Beth Rice, Author of I'm Adopted, I'm Special along with her blog, Animal Tales, read a very powerful chapter she called "Job Hunt" from her work in progress, Pawprints Are Forever. In it, we find the heroine at a plant nursery, reminiscing about joyful times spent there with  her family and quickly realize that it had been her family's business. Heartbroken, they are closing the doors for the last time. In their line of work, it was virtually impossible to compete with the big business companies. It's also the first time she sees her husband, the man who has always been her rock, completely devastated. As she'd been discussing creating a hook and positioning of her book, we firmly felt that THIS should be her beginning...and a very strong hook. This part definitely left many of us emotionally impacted and devastated on the protagonist's behalf.

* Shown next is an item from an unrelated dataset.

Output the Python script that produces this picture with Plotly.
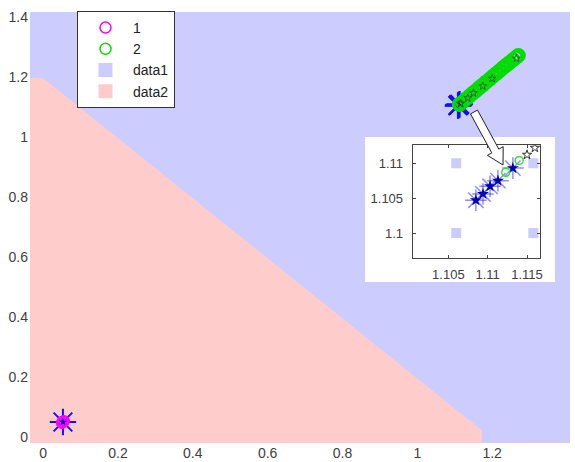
import plotly.graph_objects as go

# ---------------- data ----------------
x_tick_vals = [0, 0.2, 0.4, 0.6, 0.8, 1.0, 1.2, 1.4]
y_tick_vals = [0, 0.2, 0.4, 0.6, 0.8, 1.0, 1.2, 1.4]
inset_x_ticks = [1.105, 1.11, 1.115]
inset_x_labels = ["1.105", "1.11", "1.115"]
inset_y_ticks = [1.1, 1.105, 1.11]
inset_y_labels = ["1.1", "1.105", "1.11"]

# decision regions (boundary vertices)
data1_region_x = [-0.035, 1.408, 1.408, -0.035]
data1_region_y = [-0.02, -0.02, 1.417, 1.417]
data2_region_x = [-0.035, -0.035, 0.0, 1.173, 1.173]
data2_region_y = [-0.02, 1.197, 1.197, 0.022, -0.02]

# grid points of data1 visible in the zoomed inset
data1_grid_x = [1.106, 1.106, 1.1158, 1.1158]
data1_grid_y = [1.110, 1.100, 1.110, 1.100]

# series "1" (magenta circles) near the origin
s1_x = [0.050, 0.053, 0.056, 0.052]
s1_y = [0.047, 0.050, 0.053, 0.052]

# series "2" (green circles) trail
s2_x = [1.1123, 1.1140, 1.121, 1.130, 1.139, 1.148, 1.157, 1.166, 1.175, 1.184,
        1.193, 1.202, 1.211, 1.220, 1.229, 1.238, 1.247, 1.256, 1.264, 1.270]
s2_y = [1.1087, 1.1104, 1.117, 1.127, 1.136, 1.146, 1.155, 1.165, 1.174, 1.184,
        1.193, 1.203, 1.212, 1.221, 1.231, 1.240, 1.249, 1.258, 1.266, 1.272]

# blue asterisks (start points)
ast_x = [0.053, 1.1085, 1.1094, 1.1103, 1.1113, 1.1132]
ast_y = [0.050, 1.1047, 1.1056, 1.1067, 1.1075, 1.1093]

# black open stars along the trail
star_x = [1.1150, 1.1160, 1.135, 1.150, 1.175, 1.200, 1.265]
star_y = [1.1112, 1.1122, 1.130, 1.147, 1.170, 1.195, 1.262]

BLUE_REG = "#ccccff"
PINK_REG = "#ffcccc"
MAGENTA = "#ff00ff"
GREEN = "#00dd00"
FONT = "Liberation Sans, Arial, sans-serif"

W, H = 575, 462
L, R, T, B = 30, 5, 12, 19

fig = go.Figure()

# ---------------- main axes ----------------
fig.add_trace(go.Scatter(x=data1_region_x, y=data1_region_y, fill="toself", mode="none",
                         fillcolor=BLUE_REG, showlegend=False, hoverinfo="skip"))
fig.add_trace(go.Scatter(x=data2_region_x, y=data2_region_y, fill="toself", mode="none",
                         fillcolor=PINK_REG, showlegend=False, hoverinfo="skip"))
fig.add_trace(go.Scatter(x=ast_x, y=ast_y, mode="markers", showlegend=False,
                         marker=dict(symbol="asterisk-open", size=22, color="#1010ff",
                                     line=dict(color="#1010ff", width=2))))
fig.add_trace(go.Scatter(x=s1_x, y=s1_y, mode="markers", name="1", showlegend=False,
                         marker=dict(symbol="circle-open", size=9, color=MAGENTA,
                                     line=dict(color=MAGENTA, width=3))))
fig.add_trace(go.Scatter(x=ast_x, y=ast_y, mode="markers", showlegend=False,
                         marker=dict(symbol="star", size=6, color="#0000a0",
                                     line=dict(width=0))))
fig.add_trace(go.Scatter(x=s2_x, y=s2_y, mode="markers", name="2", showlegend=False,
                         marker=dict(symbol="circle-open", size=12, color=GREEN,
                                     line=dict(color=GREEN, width=3))))
fig.add_trace(go.Scatter(x=star_x, y=star_y, mode="markers", showlegend=False,
                         marker=dict(symbol="star-open", size=6, color="#336633",
                                     line=dict(color="#336633", width=1))))

# legend entries
fig.add_trace(go.Scatter(x=[None], y=[None], mode="markers", name="1", legendrank=1,
                         marker=dict(symbol="circle-open", size=11, color=MAGENTA,
                                     line=dict(color=MAGENTA, width=1.5))))
fig.add_trace(go.Scatter(x=[None], y=[None], mode="markers", name="2", legendrank=2,
                         marker=dict(symbol="circle-open", size=11, color=GREEN,
                                     line=dict(color=GREEN, width=1.5))))
fig.add_trace(go.Scatter(x=[None], y=[None], mode="markers", name="data1", legendrank=3,
                         marker=dict(symbol="square", size=14, color=BLUE_REG)))
fig.add_trace(go.Scatter(x=[None], y=[None], mode="markers", name="data2", legendrank=4,
                         marker=dict(symbol="square", size=14, color=PINK_REG)))

# ---------------- white panel behind inset ----------------
fig.add_trace(go.Scatter(x=[0, 1, 1, 0], y=[0, 0, 1, 1], fill="toself", mode="none",
                         fillcolor="white", showlegend=False, hoverinfo="skip",
                         xaxis="x2", yaxis="y2"))

# ---------------- inset axes ----------------
fig.add_trace(go.Scatter(x=data1_grid_x, y=data1_grid_y, mode="markers", showlegend=False,
                         xaxis="x3", yaxis="y3",
                         marker=dict(symbol="square", size=10, color=BLUE_REG)))
fig.add_trace(go.Scatter(x=ast_x, y=ast_y, mode="markers", showlegend=False,
                         xaxis="x3", yaxis="y3",
                         marker=dict(symbol="asterisk-open", size=18, color="rgba(30,30,255,0.5)",
                                     line=dict(color="rgba(30,30,255,0.5)", width=1.5))))
fig.add_trace(go.Scatter(x=ast_x, y=ast_y, mode="markers", showlegend=False,
                         xaxis="x3", yaxis="y3",
                         marker=dict(symbol="star", size=9, color="#0000aa",
                                     line=dict(width=0))))
fig.add_trace(go.Scatter(x=s2_x, y=s2_y, mode="markers", showlegend=False,
                         xaxis="x3", yaxis="y3",
                         marker=dict(symbol="circle-open", size=8, color="#33dd33",
                                     line=dict(color="#33dd33", width=1.5))))
fig.add_trace(go.Scatter(x=star_x, y=star_y, mode="markers", showlegend=False,
                         xaxis="x3", yaxis="y3",
                         marker=dict(symbol="star-open", size=7, color="#333333",
                                     line=dict(color="#333333", width=1))))

pw, ph = W - L - R, H - T - B


def px2paper(px, py):
    return (px - L) / pw, 1 - (py - T) / ph


# hollow arrow (pixel geometry -> paper)
arrow_px = [(477.5, 110.1), (498.8, 149.1), (503.2, 146.7), (503.0, 165.0),
            (487.4, 155.3), (491.8, 152.9), (470.5, 113.9)]
pts = [px2paper(a, b) for a, b in arrow_px]
path = "M " + " L ".join(f"{a:.5f},{b:.5f}" for a, b in pts) + " Z"

ax_font = dict(family=FONT, size=14, color="#404040")
in_font = dict(family=FONT, size=13, color="#404040")

box_x0, box_y0 = px2paper(365, 282)
box_x1, box_y1 = px2paper(555, 137)
in_x0, in_y0 = px2paper(412.7, 258)
in_x1, in_y1 = px2paper(540, 145)

fig.update_layout(
    width=W, height=H,
    margin=dict(l=L, r=R, t=T, b=B, pad=0, autoexpand=False),
    paper_bgcolor="white", plot_bgcolor="white",
    showlegend=True,
    xaxis=dict(range=[-0.035, 1.408], tickvals=x_tick_vals, showgrid=False, zeroline=False,
               showline=False, ticks="", tickfont=ax_font, domain=[0, 1], automargin=False),
    yaxis=dict(range=[-0.02, 1.417], tickvals=y_tick_vals, showgrid=False, zeroline=False,
               showline=False, ticks="", tickfont=ax_font, domain=[0, 1], automargin=False,
               ticklabelstandoff=1),
    xaxis2=dict(domain=[box_x0, box_x1], range=[0, 1], visible=False, anchor="y2"),
    yaxis2=dict(domain=[box_y0, box_y1], range=[0, 1], visible=False, anchor="x2"),
    xaxis3=dict(domain=[in_x0, in_x1], range=[1.10047, 1.11665], anchor="y3",
                tickvals=inset_x_ticks, ticktext=inset_x_labels, showgrid=False, zeroline=False,
                showline=True, mirror="ticks", linecolor="#444444", linewidth=1,
                ticks="inside", ticklen=3, tickcolor="#444444", tickfont=in_font,
                ticklabelstandoff=4, automargin=False),
    yaxis3=dict(domain=[in_y0, in_y1], range=[1.09644, 1.1126], anchor="x3",
                tickvals=inset_y_ticks, ticktext=inset_y_labels, showgrid=False, zeroline=False,
                showline=True, mirror="ticks", linecolor="#444444", linewidth=1,
                ticks="inside", ticklen=3, tickcolor="#444444", tickfont=in_font,
                ticklabelstandoff=6, automargin=False),
    legend=dict(x=(77 - L) / pw, y=1 - (11 - T) / ph, xanchor="left", yanchor="top",
                bgcolor="white", bordercolor="#333333", borderwidth=1,
                font=dict(family=FONT, size=14, color="#222222"),
                itemwidth=45, tracegroupgap=0),
    shapes=[dict(type="path", xref="paper", yref="paper", path=path,
                 fillcolor="white", line=dict(color="#222222", width=1), layer="above")],
)

fig.write_html("out.html", config={"displayModeBar": False},
               post_script="document.body.style.margin='0';document.body.style.padding='0';"
                           "document.documentElement.style.overflow='hidden';")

One of our newer members, Patrick Hurley, finally decided to be bold and stepped forward to read a character sketch he'd written about a female character from the island of Petite Marie known only as Patrice. Beautiful and a bit mercenary, she'll do whatever it takes to avoid becoming an average local. She wants power and wealth and she's willing to do whatever it takes to get there...including a bit of drug trafficking. This character definitely has a lot of potential. We can't wait to see how she is weaved into the plot he's creating in his head.

Andrew Parker ended our meeting in his inimitable fashion, by introducing us to his newest work in progress that he is tentatively calling I'm Drunk and I'm Calling From A Payphone In London. The unique creation occurred when he'd passingly mentioned it in a profile he'd created for himself, causing a reader to email him asking where he could purchase this book as it sounded very interesting. True to Andrew's personality, he decided to make the story a reality. In the first chapter we're introduced to a drunk homeless man named George Lissman who'd fallen on hard times after his inability to quit alcohol caused him to lose his job as a conductor for an orchestra. Every night he sits in a bar where he drinks, then drunk dials random phone numbers. On this particular night, someone answered... Her name is Jacqueline Aurora. Let's just say that hilarity ensued. Once Andrew finished reading, everyone was leaving with either a belly ache or wiping away tears.

Thanks again to everyone for their wonderful contributions!